Louis Zorich as the Gentleman in "Beast on the Moon" "Beast on the Moon"
Century Center for the Performing Arts, 111 East 15th Street between Union Square and Irving Plaza
Open-ended run
Tues.-Sat. 8:00 pm; Sun. 7:30 pm; Sat and Sun. 3:00 pm, $65
(212) 239-6200
For more information, visit www.BeastOnTheMoon.com
Interviewed on May 3, 2005Portraiture is central in American playwright Richard Kalinoski's "Beast on the Moon," a compelling, award-winning memory play about two survivors of the Armenian genocide that took place in the Ottoman Empire during World War I.
The leading character Aram Tomasian is an Armenian immigrant and aspiring portrait photographer who brought his 15-year-old Armenian picture bride Seta to Milwaukee in 1921.
His father, killed by Turks who invaded his family’s home in 1915, worked as a town clerk and took official photographs for a city in the Ottoman Empire. Aram, who survived the holocaust, eventually takes a job as a portrait photographer for the Jerome Case Company in Milwaukee. Carrying on his father’s lineage, he seeks affirmation of his talents in America.
Aram’s picture of Seta is actually that of an Armenian woman who fell victim to the Turks. But he accepts his new picture bride despite her difference in appearance from the picture-bride photograph. Giving a mirror to his new bride as a gift, Aram creates a tool, says Kalinoski, to make her an extension of him. The playwright decided to use the mirror to give the audience a material emblem of the couple’s emotional efforts to look at themselves and to gain a new sense of self-worth.

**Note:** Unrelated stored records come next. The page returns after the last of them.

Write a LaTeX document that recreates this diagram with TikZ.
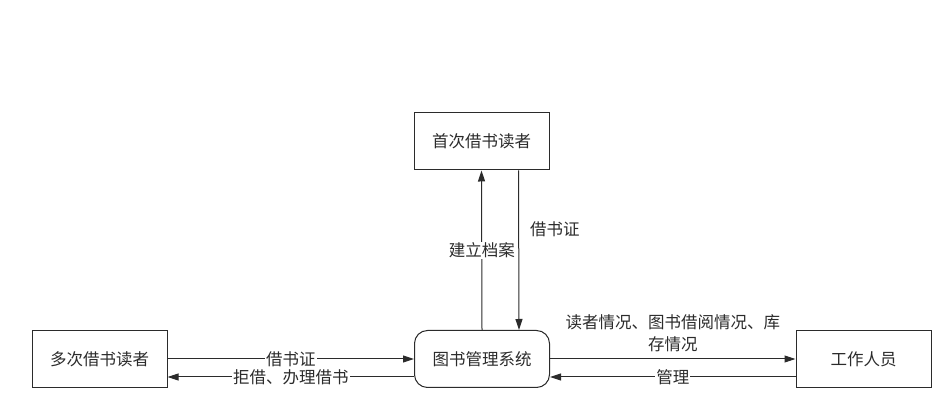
\documentclass[tikz,border=0pt]{standalone}
\usepackage{fontspec}
\newfontfamily\cjk{Noto Sans CJK SC}
\usetikzlibrary{arrows.meta, positioning}
\definecolor{mLine}{HTML}{2B2B2B}

\begin{document}
\begin{tikzpicture}[x=1pt, y=1pt,
    every node/.style={font=\cjk\fontsize{16.5}{20}\selectfont, text=mLine},
    entity/.style={draw=mLine, line width=1pt, minimum width=135pt, minimum height=57pt, inner sep=0pt},
    flow/.style={draw=mLine, line width=1pt, -{Triangle[length=11pt, width=7pt]}},
    lbl/.style={fill=white, inner sep=1pt}]
    \useasboundingbox (0,0) rectangle (932,417);
    \node[entity] (shouci) at (481.5,275.5) {首次借书读者};
    \node[entity, rounded corners=13pt] (xitong) at (482,58) {图书管理系统};
    \node[entity] (duoci) at (99.5,58) {多次借书读者};
    \node[entity] (gongzuo) at (863.5,58) {工作人员};
    \draw[flow] (xitong.north) -- node[lbl] {建立档案} (shouci.south);
    \draw[flow] ([xshift=37pt]shouci.south) -- node[pos=0.37, right=11pt, inner sep=0pt] {借书证} ([xshift=37pt]xitong.north);
    \draw[flow] (duoci.east) -- node[lbl] {借书证} (xitong.west);
    \draw[flow] ([yshift=-18pt]xitong.west) -- node[lbl] {拒借、办理借书} ([yshift=-18pt]duoci.east);
    \draw[flow] (xitong.east) -- node[above=3pt, align=center, font=\cjk\fontsize{16.5}{22}\selectfont] {读者情况、图书借阅情况、库\\存情况} (gongzuo.west);
    \draw[flow] ([yshift=-18pt]gongzuo.west) -- node[lbl] {管理} ([yshift=-18pt]xitong.east);
\end{tikzpicture}
\end{document}
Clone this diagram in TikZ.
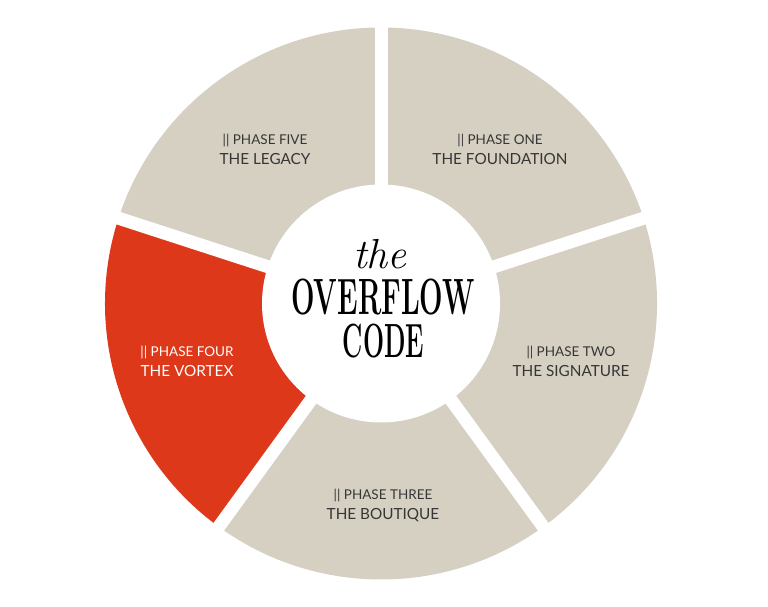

Furthermore, Kalinoski introduced a family portrait of Aram’s deceased family with their heads missing to give a strong visual image of his leading character’s obsession with his lost family and his need to rebuild a new family in America.
A Gentleman serves as the avuncular narrator who gives a brief history of the plight of the Armenians and provides insight into the Armenian couple’s search for self-identity in America.
"I decided on a memory play because I was uncomfortable with forcing the two main characters to talk about history. I couldn’t figure out any fashion to have them talk about the history of the holocaust of the Armenians," said Kalinoski from his office at the University of Wisconsin-Oshkosh.
In the narrator’s youth, he was an orphaned street urchin named Vincent who, like the couple, is fighting to survive in Milwaukee. He later becomes a surrogate son to the Tomasians.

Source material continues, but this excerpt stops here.